**STATED GOAL**
From the records below, give the number of lines that contain the string "this", without any other text.

**LISTING**
* Start *

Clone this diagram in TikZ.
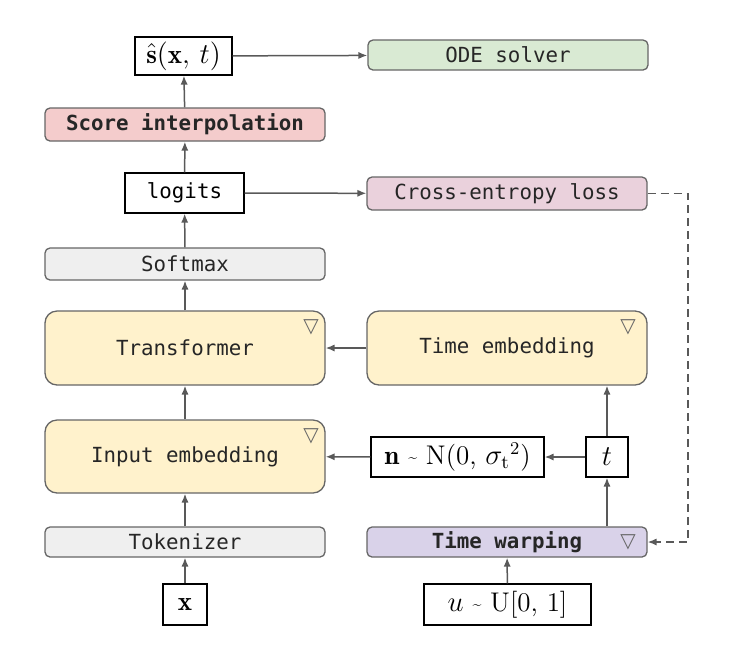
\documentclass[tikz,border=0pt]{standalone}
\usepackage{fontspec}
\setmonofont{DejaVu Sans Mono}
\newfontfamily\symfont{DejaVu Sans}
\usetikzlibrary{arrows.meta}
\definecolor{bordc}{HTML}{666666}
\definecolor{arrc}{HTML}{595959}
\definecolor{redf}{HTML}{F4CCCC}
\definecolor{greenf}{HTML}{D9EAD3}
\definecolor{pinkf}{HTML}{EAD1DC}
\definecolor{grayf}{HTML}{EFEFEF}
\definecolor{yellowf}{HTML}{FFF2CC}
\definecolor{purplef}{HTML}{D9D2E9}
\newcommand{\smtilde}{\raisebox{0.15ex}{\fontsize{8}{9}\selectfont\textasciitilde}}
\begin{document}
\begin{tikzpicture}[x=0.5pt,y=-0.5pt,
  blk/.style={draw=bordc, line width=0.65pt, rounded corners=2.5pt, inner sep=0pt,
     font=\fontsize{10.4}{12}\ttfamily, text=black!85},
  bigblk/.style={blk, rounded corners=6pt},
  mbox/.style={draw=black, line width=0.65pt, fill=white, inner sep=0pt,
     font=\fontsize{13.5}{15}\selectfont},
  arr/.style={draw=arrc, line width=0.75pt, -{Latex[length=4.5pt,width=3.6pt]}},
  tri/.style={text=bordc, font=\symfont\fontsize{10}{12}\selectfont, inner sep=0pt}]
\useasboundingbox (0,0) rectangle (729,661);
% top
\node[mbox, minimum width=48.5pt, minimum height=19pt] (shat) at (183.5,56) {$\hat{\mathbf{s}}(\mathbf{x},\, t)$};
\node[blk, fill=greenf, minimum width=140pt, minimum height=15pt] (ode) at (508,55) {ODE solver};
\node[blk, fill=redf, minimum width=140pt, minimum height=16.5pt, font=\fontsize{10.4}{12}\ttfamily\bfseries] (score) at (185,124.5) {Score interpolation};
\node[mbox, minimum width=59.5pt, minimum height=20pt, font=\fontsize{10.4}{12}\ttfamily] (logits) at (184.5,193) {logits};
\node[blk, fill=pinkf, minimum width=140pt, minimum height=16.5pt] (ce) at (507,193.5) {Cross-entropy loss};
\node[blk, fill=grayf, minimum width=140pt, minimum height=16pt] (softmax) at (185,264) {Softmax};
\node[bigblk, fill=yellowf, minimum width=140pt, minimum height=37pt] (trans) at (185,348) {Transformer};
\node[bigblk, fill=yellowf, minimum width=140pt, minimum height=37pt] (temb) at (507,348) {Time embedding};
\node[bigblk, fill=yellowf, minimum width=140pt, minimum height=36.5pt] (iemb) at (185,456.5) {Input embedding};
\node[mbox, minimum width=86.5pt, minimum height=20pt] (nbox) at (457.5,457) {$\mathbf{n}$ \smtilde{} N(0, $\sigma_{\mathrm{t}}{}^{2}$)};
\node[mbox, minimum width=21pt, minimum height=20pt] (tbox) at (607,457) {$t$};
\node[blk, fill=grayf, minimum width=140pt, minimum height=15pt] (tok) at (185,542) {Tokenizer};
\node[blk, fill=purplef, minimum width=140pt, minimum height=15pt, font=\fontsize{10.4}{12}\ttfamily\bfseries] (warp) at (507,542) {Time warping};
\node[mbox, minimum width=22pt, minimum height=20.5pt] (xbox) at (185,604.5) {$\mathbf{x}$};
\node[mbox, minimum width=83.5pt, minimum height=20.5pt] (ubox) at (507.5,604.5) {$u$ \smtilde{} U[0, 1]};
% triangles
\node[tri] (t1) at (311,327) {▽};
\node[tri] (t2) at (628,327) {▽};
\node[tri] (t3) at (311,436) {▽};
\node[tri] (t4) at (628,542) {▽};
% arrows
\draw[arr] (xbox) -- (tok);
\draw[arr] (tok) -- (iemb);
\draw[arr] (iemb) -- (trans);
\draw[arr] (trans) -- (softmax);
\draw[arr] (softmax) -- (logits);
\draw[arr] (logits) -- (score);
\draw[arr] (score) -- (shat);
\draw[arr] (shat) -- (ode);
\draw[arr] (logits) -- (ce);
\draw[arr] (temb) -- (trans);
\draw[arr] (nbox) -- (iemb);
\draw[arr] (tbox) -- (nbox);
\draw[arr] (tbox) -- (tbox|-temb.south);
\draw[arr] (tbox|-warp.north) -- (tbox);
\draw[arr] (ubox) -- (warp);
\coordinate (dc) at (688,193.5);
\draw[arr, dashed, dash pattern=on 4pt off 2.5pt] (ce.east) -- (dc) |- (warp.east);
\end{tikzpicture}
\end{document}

* End *
* Start *

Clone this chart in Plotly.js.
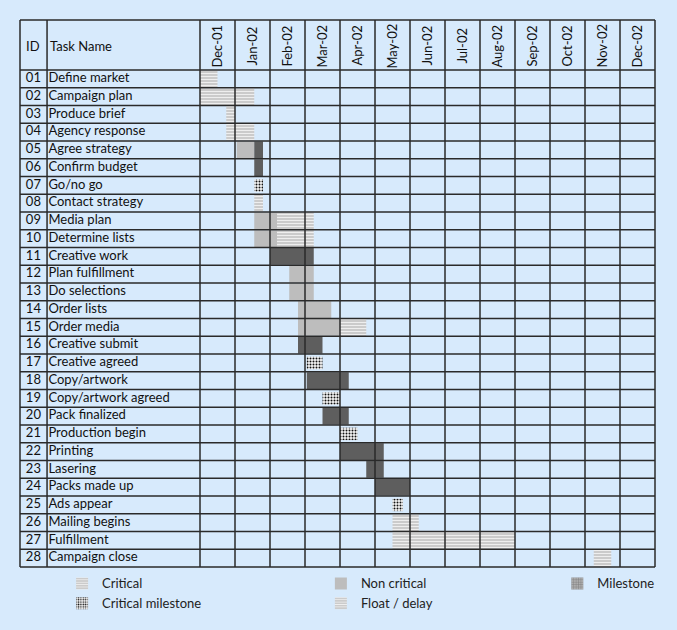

* End *

**FINAL RESULT**
2